** BEGIN **
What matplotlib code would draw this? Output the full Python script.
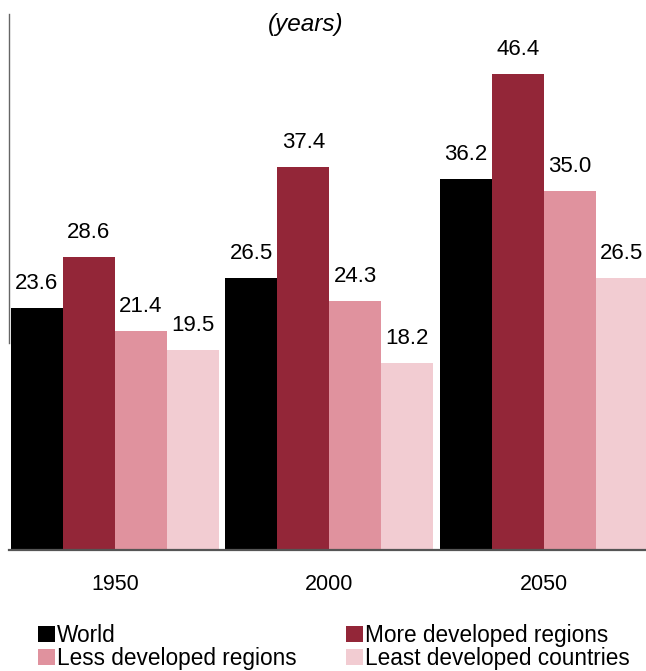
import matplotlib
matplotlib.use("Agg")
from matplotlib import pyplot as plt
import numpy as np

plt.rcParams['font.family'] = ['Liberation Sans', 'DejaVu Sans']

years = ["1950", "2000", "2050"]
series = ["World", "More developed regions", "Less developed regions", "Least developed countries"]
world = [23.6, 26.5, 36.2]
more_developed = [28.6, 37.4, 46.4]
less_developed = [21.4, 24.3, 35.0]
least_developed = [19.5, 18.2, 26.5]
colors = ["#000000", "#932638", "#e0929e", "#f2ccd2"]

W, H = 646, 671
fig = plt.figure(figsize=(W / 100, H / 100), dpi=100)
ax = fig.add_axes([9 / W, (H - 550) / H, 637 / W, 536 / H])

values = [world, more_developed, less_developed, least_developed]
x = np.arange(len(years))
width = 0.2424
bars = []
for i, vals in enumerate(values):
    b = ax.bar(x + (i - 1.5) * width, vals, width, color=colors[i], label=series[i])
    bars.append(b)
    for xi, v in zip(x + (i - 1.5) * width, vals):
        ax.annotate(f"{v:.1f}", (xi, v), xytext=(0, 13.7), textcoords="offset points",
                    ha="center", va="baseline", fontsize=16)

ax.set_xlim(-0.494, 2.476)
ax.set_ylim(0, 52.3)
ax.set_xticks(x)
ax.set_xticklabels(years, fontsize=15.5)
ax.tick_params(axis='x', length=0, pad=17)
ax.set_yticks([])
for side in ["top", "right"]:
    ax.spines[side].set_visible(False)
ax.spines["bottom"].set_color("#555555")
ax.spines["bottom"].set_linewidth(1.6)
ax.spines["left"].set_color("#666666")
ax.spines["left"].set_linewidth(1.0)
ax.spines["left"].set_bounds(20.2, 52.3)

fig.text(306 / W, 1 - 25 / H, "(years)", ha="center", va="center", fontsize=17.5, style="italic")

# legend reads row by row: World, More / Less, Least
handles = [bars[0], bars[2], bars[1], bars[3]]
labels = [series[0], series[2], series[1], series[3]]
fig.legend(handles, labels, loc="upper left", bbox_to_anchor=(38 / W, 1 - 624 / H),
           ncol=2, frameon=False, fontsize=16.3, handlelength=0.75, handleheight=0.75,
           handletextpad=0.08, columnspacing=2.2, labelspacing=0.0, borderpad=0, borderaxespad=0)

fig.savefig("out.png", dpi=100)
** END **
Working from the lines above, reproduce the material exactly and exclude its pictures.

Task result ::
What matplotlib code would draw this? Output the full Python script.
import matplotlib
matplotlib.use("Agg")
from matplotlib import pyplot as plt
import numpy as np

plt.rcParams['font.family'] = ['Liberation Sans', 'DejaVu Sans']

years = ["1950", "2000", "2050"]
series = ["World", "More developed regions", "Less developed regions", "Least developed countries"]
world = [23.6, 26.5, 36.2]
more_developed = [28.6, 37.4, 46.4]
less_developed = [21.4, 24.3, 35.0]
least_developed = [19.5, 18.2, 26.5]
colors = ["#000000", "#932638", "#e0929e", "#f2ccd2"]

W, H = 646, 671
fig = plt.figure(figsize=(W / 100, H / 100), dpi=100)
ax = fig.add_axes([9 / W, (H - 550) / H, 637 / W, 536 / H])

values = [world, more_developed, less_developed, least_developed]
x = np.arange(len(years))
width = 0.2424
bars = []
for i, vals in enumerate(values):
    b = ax.bar(x + (i - 1.5) * width, vals, width, color=colors[i], label=series[i])
    bars.append(b)
    for xi, v in zip(x + (i - 1.5) * width, vals):
        ax.annotate(f"{v:.1f}", (xi, v), xytext=(0, 13.7), textcoords="offset points",
                    ha="center", va="baseline", fontsize=16)

ax.set_xlim(-0.494, 2.476)
ax.set_ylim(0, 52.3)
ax.set_xticks(x)
ax.set_xticklabels(years, fontsize=15.5)
ax.tick_params(axis='x', length=0, pad=17)
ax.set_yticks([])
for side in ["top", "right"]:
    ax.spines[side].set_visible(False)
ax.spines["bottom"].set_color("#555555")
ax.spines["bottom"].set_linewidth(1.6)
ax.spines["left"].set_color("#666666")
ax.spines["left"].set_linewidth(1.0)
ax.spines["left"].set_bounds(20.2, 52.3)

fig.text(306 / W, 1 - 25 / H, "(years)", ha="center", va="center", fontsize=17.5, style="italic")

# legend reads row by row: World, More / Less, Least
handles = [bars[0], bars[2], bars[1], bars[3]]
labels = [series[0], series[2], series[1], series[3]]
fig.legend(handles, labels, loc="upper left", bbox_to_anchor=(38 / W, 1 - 624 / H),
           ncol=2, frameon=False, fontsize=16.3, handlelength=0.75, handleheight=0.75,
           handletextpad=0.08, columnspacing=2.2, labelspacing=0.0, borderpad=0, borderaxespad=0)

fig.savefig("out.png", dpi=100)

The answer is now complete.